We denounce that violence against those who protest has begun, but it is not carried out by CBST union leaders or workers convinced that the government must be defended, no, it is carried out by groups of armed motorists, paid by the government, who calls them “colectivos”, but who are really mercenary bands organized to intimidate and attack citizens who are working people and who demand respect for their rights, they do not attack rich people or criminals. The civilian repressors, paid by the governmental leadership and sponsored by the pro-neoliberal union bureaucracy, act outside the Constitution and are a threat to the citizenry.

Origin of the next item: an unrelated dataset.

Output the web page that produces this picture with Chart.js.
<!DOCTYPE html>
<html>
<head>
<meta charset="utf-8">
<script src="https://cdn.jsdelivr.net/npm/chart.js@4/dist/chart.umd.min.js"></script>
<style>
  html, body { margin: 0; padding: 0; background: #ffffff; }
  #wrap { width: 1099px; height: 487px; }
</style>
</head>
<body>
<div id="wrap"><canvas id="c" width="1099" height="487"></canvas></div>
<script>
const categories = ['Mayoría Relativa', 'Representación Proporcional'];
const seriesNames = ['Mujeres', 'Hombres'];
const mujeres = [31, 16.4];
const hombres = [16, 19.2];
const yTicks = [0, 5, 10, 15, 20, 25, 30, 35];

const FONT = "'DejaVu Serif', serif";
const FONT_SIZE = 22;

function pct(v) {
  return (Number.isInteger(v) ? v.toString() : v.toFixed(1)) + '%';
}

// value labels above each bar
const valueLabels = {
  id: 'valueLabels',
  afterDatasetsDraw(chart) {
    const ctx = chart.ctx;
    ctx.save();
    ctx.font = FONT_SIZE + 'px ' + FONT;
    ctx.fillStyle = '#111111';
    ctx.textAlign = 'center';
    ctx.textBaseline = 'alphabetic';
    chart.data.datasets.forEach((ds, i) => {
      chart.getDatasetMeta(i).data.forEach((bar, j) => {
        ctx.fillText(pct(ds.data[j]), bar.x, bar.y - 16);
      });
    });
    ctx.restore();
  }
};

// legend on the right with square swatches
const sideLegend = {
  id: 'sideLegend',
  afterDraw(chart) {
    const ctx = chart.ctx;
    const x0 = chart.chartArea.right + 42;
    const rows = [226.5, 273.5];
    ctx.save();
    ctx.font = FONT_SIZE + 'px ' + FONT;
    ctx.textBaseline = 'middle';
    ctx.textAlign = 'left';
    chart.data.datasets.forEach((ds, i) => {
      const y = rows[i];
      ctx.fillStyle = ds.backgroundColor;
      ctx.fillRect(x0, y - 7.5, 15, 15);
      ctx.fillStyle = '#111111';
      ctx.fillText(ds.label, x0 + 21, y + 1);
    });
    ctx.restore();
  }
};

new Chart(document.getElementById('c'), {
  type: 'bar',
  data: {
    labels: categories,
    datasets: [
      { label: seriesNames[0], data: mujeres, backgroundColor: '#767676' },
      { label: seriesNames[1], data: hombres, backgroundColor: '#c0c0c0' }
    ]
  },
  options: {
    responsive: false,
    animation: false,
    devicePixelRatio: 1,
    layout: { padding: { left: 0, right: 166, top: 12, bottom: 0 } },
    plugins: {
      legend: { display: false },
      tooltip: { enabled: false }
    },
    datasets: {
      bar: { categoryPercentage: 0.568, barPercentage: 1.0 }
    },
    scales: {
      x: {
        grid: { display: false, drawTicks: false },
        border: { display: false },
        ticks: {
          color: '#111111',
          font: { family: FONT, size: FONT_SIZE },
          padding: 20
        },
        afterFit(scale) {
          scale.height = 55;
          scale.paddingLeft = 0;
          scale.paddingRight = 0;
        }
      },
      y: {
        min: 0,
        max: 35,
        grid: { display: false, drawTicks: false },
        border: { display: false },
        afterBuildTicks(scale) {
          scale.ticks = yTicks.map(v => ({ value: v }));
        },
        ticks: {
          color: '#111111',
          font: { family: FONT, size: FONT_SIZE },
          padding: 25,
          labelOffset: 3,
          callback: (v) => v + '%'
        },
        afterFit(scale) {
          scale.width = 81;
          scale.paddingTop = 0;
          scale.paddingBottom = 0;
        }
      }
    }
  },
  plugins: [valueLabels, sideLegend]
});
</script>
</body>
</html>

To justify its “fulminating combat plan”, the CBST also says that the protesters are resurrecting the “extinct CTV” but it turns out that it was the government, through the Ministry of Labor, who “resuscitated” the CTV and other trade union centres of the opposition right wing, through their “tripartite dialogues”, dialogues endorsed by the ILO. Such tripartite mechanisms, set up by the government with the support of the imperialist centres, give a strong role to Fedecamaras [opposition employers federation] and the leaderships of certain trade unions . It is no accident that they exclude the CUTV and non-confederate grassroots organisations, to legitimise neoliberal policies that assure the capitalists maximum profit at the lowest cost, sacrificing the rights and dignity of the working class.

For this reason, the leadership of the employers, of the government and the [compliant] trade unionists need to isolate and destroy the non-controllable trade union organizations opposed to the neoliberal plan. The aristocracy of the CBST

is not mistaken in its fascist-like  communiqué: they are an odious trade union elite, distant and disconnected from the reality suffered by the working class.

Our response: to fight united without allowing ourselves to be intimidated or manipulated.

In the face of this situation, it is necessary to respond with the broadest unity of action of all workers, activists, and retirees, affected and threatened by the massive violations of the Constitution committed by the national government regarding human, civil, social, labor, and political rights. State terrorism against the working people must be confronted with the collective and united courage of millions of men and women who, regardless of their political sympathies, need to enforce their violated rights and fight for a better life. For this reason, we also appeal to the solidarity of international class-conscious trade unionism.

The false polarization (Chavismo-Opposition) only serves to manipulate and divide the working people; the real division that exists in Venezuelan society (as in all capitalist societies) is between bosses and workers, between the bourgeoisie and the working class, between exploiters and the exploited, between the oppressors and the oppressed, between those at the top enjoying power and those of us at the bottom trampled by the powerful. It is clear, and becoming more and more clear, that the State and the present government are not on the side of the exploited and oppressed, but on the side of the exploiters and oppressors.

United we will be invincible!

Whoever governs, we will defend our rights!